ただし、自費診療を選んでも根の状態やかみ合わせが悪い場合には、寿命を延ばすのが難しくなります。
どの部位を治療するかよっても寿命が大きく異なるので、治療法を選ぶ際は担当医とよく相談するのがオススメでしょう。
5-2:インプラントは抜歯後の治療法の中で1番寿命が長い
インプラントは、約9割の方が約10~15年たっても状態を保持しているといった結果※が出ています。

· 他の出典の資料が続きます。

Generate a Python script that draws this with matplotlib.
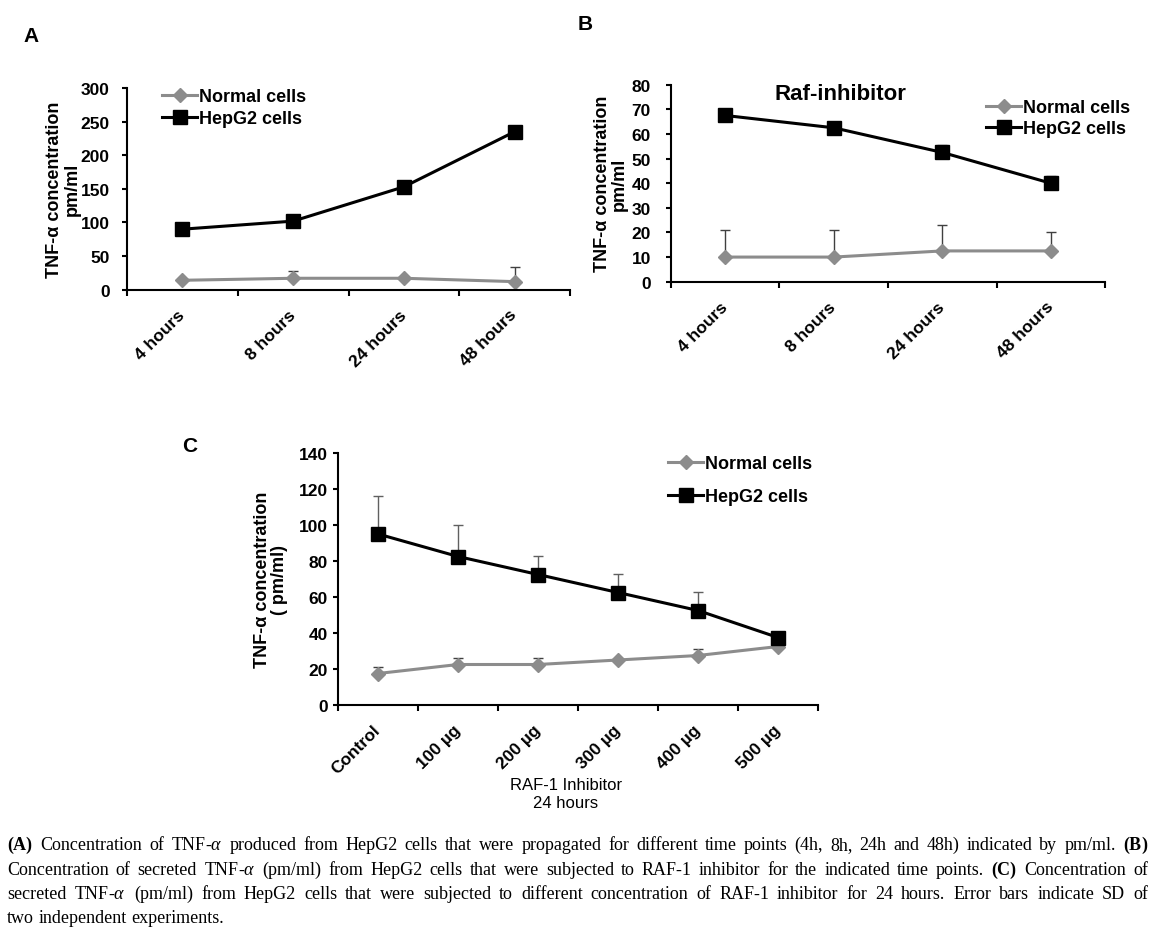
import matplotlib
matplotlib.use("Agg")
import matplotlib.pyplot as plt
import numpy as np

plt.rcParams['font.family'] = ['Liberation Sans', 'DejaVu Sans']
plt.rcParams['mathtext.fontset'] = 'custom'
plt.rcParams['mathtext.rm'] = 'Liberation Serif'
plt.rcParams['mathtext.it'] = 'Liberation Serif:italic'
plt.rcParams['mathtext.bf'] = 'Liberation Serif:bold'

# ---- data ----
hours = ['4 hours', '8 hours', '24 hours', '48 hours']
doses = ['Control', '100 µg', '200 µg', '300 µg', '400 µg', '500 µg']

a_normal = [14, 17, 17, 12]
a_normal_err = [1, 11, 1, 22]
a_hepg2 = [90, 102, 153, 235]
a_hepg2_err = [3, 3, 3, 3]

b_normal = [10, 10, 12.5, 12.5]
b_normal_err = [11, 11, 10.5, 7.5]
b_hepg2 = [67.5, 62.5, 52.5, 40]
b_hepg2_err = [1, 1, 3, 3]

c_normal = [17.5, 22.5, 22.5, 25, 27.5, 32.5]
c_normal_err = [3.5, 3.5, 3.5, 0, 3.5, 0]
c_hepg2 = [95, 82.5, 72.5, 62.5, 52.5, 37.5]
c_hepg2_err = [21, 17.5, 10.5, 10.5, 10.5, 1.5]

caption = [
    r"$\mathbf{(A)}$ Concentration of TNF-$\alpha$ produced from HepG2 cells that were propagated for different time points (4h, 8h, 24h and 48h) indicated by pm/ml. $\mathbf{(B)}$",
    r"Concentration of secreted TNF-$\alpha$ (pm/ml) from HepG2 cells that were subjected to RAF-1 inhibitor for the indicated time points. $\mathbf{(C)}$ Concentration of",
    r"secreted TNF-$\alpha$ (pm/ml) from HepG2 cells that were subjected to different concentration of RAF-1 inhibitor for 24 hours. Error bars indicate SD of",
    r"two independent experiments.",
]

GRAY = '#8c8c8c'
W, H = 1164, 937
fig = plt.figure(figsize=(W / 100, H / 100), dpi=100)


def px_axes(l, t, r, b):
    return fig.add_axes([l / W, 1 - b / H, (r - l) / W, (b - t) / H])


def panel(ax, cats, normal, nerr, hep, herr, ymax, ystep, ylabel, ypad):
    x = np.arange(len(cats))
    ax.errorbar(x, normal, yerr=[np.zeros(len(x)), nerr], fmt='none',
                ecolor='#404040', elinewidth=1, capsize=3.5, capthick=1, zorder=1)
    ax.errorbar(x, hep, yerr=[np.zeros(len(x)), herr], fmt='none',
                ecolor='#606060', elinewidth=1, capsize=3.5, capthick=1, zorder=1)
    ax.plot(x, normal, color=GRAY, lw=2.2, marker='D', ms=7, label='Normal cells', zorder=2)
    ax.plot(x, hep, color='black', lw=2.2, marker='s', ms=9.5, label='HepG2 cells', zorder=3)

    ax.set_xlim(-0.5, len(cats) - 0.5)
    ax.set_ylim(0, ymax)
    ax.set_yticks(np.arange(0, ymax + 1, ystep))
    ax.set_xticks(x)
    ax.set_xticklabels(cats, rotation=45, ha='right', va='center',
                       rotation_mode='anchor', fontsize=12.5, fontweight='bold')
    ax.set_xticks(np.arange(-0.5, len(cats)), minor=True)
    ax.tick_params(axis='x', which='major', length=0, pad=16)
    ax.tick_params(axis='x', which='minor', length=4, width=1.5, direction='out')
    ax.tick_params(axis='y', length=3.5, width=1.5, labelsize=12.5, pad=ypad)
    for lab in ax.get_yticklabels():
        lab.set_fontweight('bold')
    for s in ['top', 'right']:
        ax.spines[s].set_visible(False)
    for s in ['left', 'bottom']:
        ax.spines[s].set_linewidth(1.5)
    ax.set_ylabel(ylabel, fontsize=13, fontweight='bold', linespacing=1.0)


def add_legend(ax, x_px, top_px, spacing):
    ax.legend(loc='upper left', bbox_to_anchor=(x_px / W, 1 - top_px / H),
              bbox_transform=fig.transFigure, frameon=False, borderpad=0,
              borderaxespad=0, handlelength=1.95, handletextpad=0.1,
              labelspacing=spacing, prop={'size': 13, 'weight': 'bold'})


# ---- A ----
axA = px_axes(127, 89, 570, 290.7)
panel(axA, hours, a_normal, a_normal_err, a_hepg2, a_hepg2_err, 300, 50,
      'TNF-α concentration\npm/ml', 9)
axA.yaxis.set_label_coords(-0.105, 0.5)
add_legend(axA, 162, 89, 0.3)

# ---- B ----
axB = px_axes(671, 85.7, 1105, 282.7)
panel(axB, hours, b_normal, b_normal_err, b_hepg2, b_hepg2_err, 80, 10,
      'TNF-α concentration\npm/ml', 11)
axB.yaxis.set_label_coords(-0.099, 0.5)
add_legend(axB, 986, 100, 0.24)
fig.text(840 / W, 1 - 95 / H, 'Raf-inhibitor', fontsize=16, fontweight='bold',
         ha='center', va='center')

# ---- C ----
axC = px_axes(338, 454, 818, 706)
panel(axC, doses, c_normal, c_normal_err, c_hepg2, c_hepg2_err, 140, 20,
      'TNF-α concentration\n( pm/ml)', 4)
axC.yaxis.set_label_coords(-0.104, 0.5)
add_legend(axC, 668, 456, 0.9)
fig.text(566 / W, 1 - 795 / H, 'RAF-1 Inhibitor\n24 hours', fontsize=12,
         ha='center', va='center', linespacing=1.25)

# panel letters
for letter, (px, py) in zip('ABC', [(31, 37), (585, 25), (190, 447)]):
    fig.text(px / W, 1 - py / H, letter, fontsize=15, fontweight='bold', ha='center', va='center')

# ---- caption (justified) ----
renderer = fig.canvas.get_renderer()
x_left, x_right = 7, 1148
baselines = [850, 875, 899, 923]
for i, (line, yb) in enumerate(zip(caption, baselines)):
    words = line.split(' ')
    texts = [fig.text(0, 1 - yb / H, w, fontsize=13, family='Liberation Serif', va='baseline')
             for w in words]
    widths = [t.get_window_extent(renderer).width for t in texts]
    if i < len(caption) - 1:
        gap = (x_right - x_left - sum(widths)) / (len(words) - 1)
    else:
        gap = 4.5
    xpos = x_left
    for t, wd in zip(texts, widths):
        t.set_x(xpos / W)
        xpos += wd + gap

fig.savefig('out.png', dpi=100)
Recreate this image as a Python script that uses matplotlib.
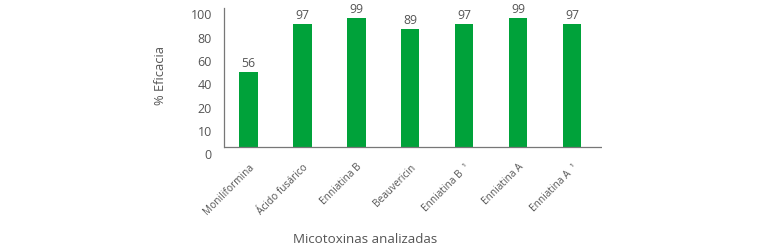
import matplotlib
matplotlib.use("Agg")
import matplotlib.pyplot as plt

# data (bar heights as drawn, labels as printed)
toxinas = ['Moniliformina', 'Ácido fusárico', 'Enniatina B', 'Beauvericin',
           'Enniatina B  ¹', 'Enniatina A', 'Enniatina A  ¹']
altura = [56, 92, 96.5, 88.3, 92, 96.5, 92]
etiquetas = ['56', '97', '99', '89', '97', '99', '97']
ytick_labels = ['0', '10', '20', '40', '60', '80', '100']

verde = '#00A23A'
gris = '#555555'

plt.rcParams['font.family'] = ['Open Sans', 'DejaVu Sans']

fig = plt.figure(figsize=(7.68, 2.51), dpi=100)
ax = fig.add_axes([224.3 / 768, 1 - 156.3 / 251, (601.7 - 224.3) / 768, (156.3 - 9) / 251])

x = list(range(len(toxinas)))
bars = ax.bar(x, altura, width=0.34, color=verde, zorder=2)
for b, lab in zip(bars, etiquetas):
    ax.text(b.get_x() + b.get_width() / 2, b.get_height() + 2.4, lab,
            ha='center', va='bottom', fontsize=8.8, color=gris)

ax.set_xlim(-0.45, 6.55)
ax.set_ylim(-6, 104)

# the reference spaces its tick labels evenly, not on a linear scale
step = 17.41
ypos = [100 - (len(ytick_labels) - 1 - i) * step for i in range(len(ytick_labels))]
ax.set_yticks(ypos)
ax.set_yticklabels(ytick_labels, fontsize=9, color=gris)
ax.tick_params(axis='y', length=0, pad=9)

ax.set_xticks(x)
ax.set_xticklabels(toxinas, rotation=45, ha='right', rotation_mode='anchor',
                   fontsize=7.3, color=gris)
ax.tick_params(axis='x', length=0, pad=4)

for s in ['top', 'right', 'bottom']:
    ax.spines[s].set_visible(False)
ax.spines['left'].set_bounds(0, 104)
ax.spines['left'].set_color('#777777')
ax.spines['left'].set_linewidth(0.9)
ax.axhline(0, color='#777777', linewidth=0.9, zorder=3)

fig.text(160 / 768, 1 - 76 / 251, '% Eficacia', rotation=90, ha='center', va='center',
         fontsize=9.3, color=gris)
fig.text(365 / 768, 1 - 240 / 251, 'Micotoxinas analizadas', ha='center', va='center',
         fontsize=9.6, color=gris)

fig.savefig('out.png', dpi=100)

実際に他の抜歯後の治療法と比べても、1番長持ちすることがわかっているのです。
インプラント |
ブリッジ 約7年~8年 |
入れ歯 約4年~5年 |
詳しくは、こちらの記事をご覧ください。
※出典:厚生労働省委託事業「歯科保健医療情報収集等事業」歯科インプラント治療のための Q&A
6:結論:インプラントと差し歯の違い
それでは最後に、インプラントと差し歯の違いについて簡単におさらいしていきます。
インプラントと差し歯の違いは、歯の根があるか否かです。
どちらの治療法を選べばいいか迷ったら、
☑差し歯は抜歯前(歯の根が使えるとき)
☑インプラントは抜歯後(歯の根が使えないとき)
に選択する治療法だということを思い出しましょう!
治療期間は、
☑差し歯:約1~2ヶ月
☑骨があるインプラント:約4~5ヶ月
☑骨が少ないインプラント:約7~13ヶ月
治療の流れは、
☑差し歯:根の治療がメイン
☑インプラント:あご骨とインプラント体の結合を待つ期間がメイン
見た目や治療費の違いは、
☑保険差し歯:経年劣化・変色しやすい(約3千円~1万円)
☑自費差し歯:天然歯と変わらない自然な仕上がりにできる(約4~20万円)
☑インプラント:天然歯と変わらない自然な仕上がりにできる(約20~40万円)
寿命は、
☑保険差し歯:約5~8年
☑自費差し歯:約10~20年
☑インプラント:約9割が10~15年以上持つ
になります。
以上、インプラントと差し歯の違いでした!
差し歯でいけるか否かは、検査をしてみないと歯科医師でも判断が難しいです。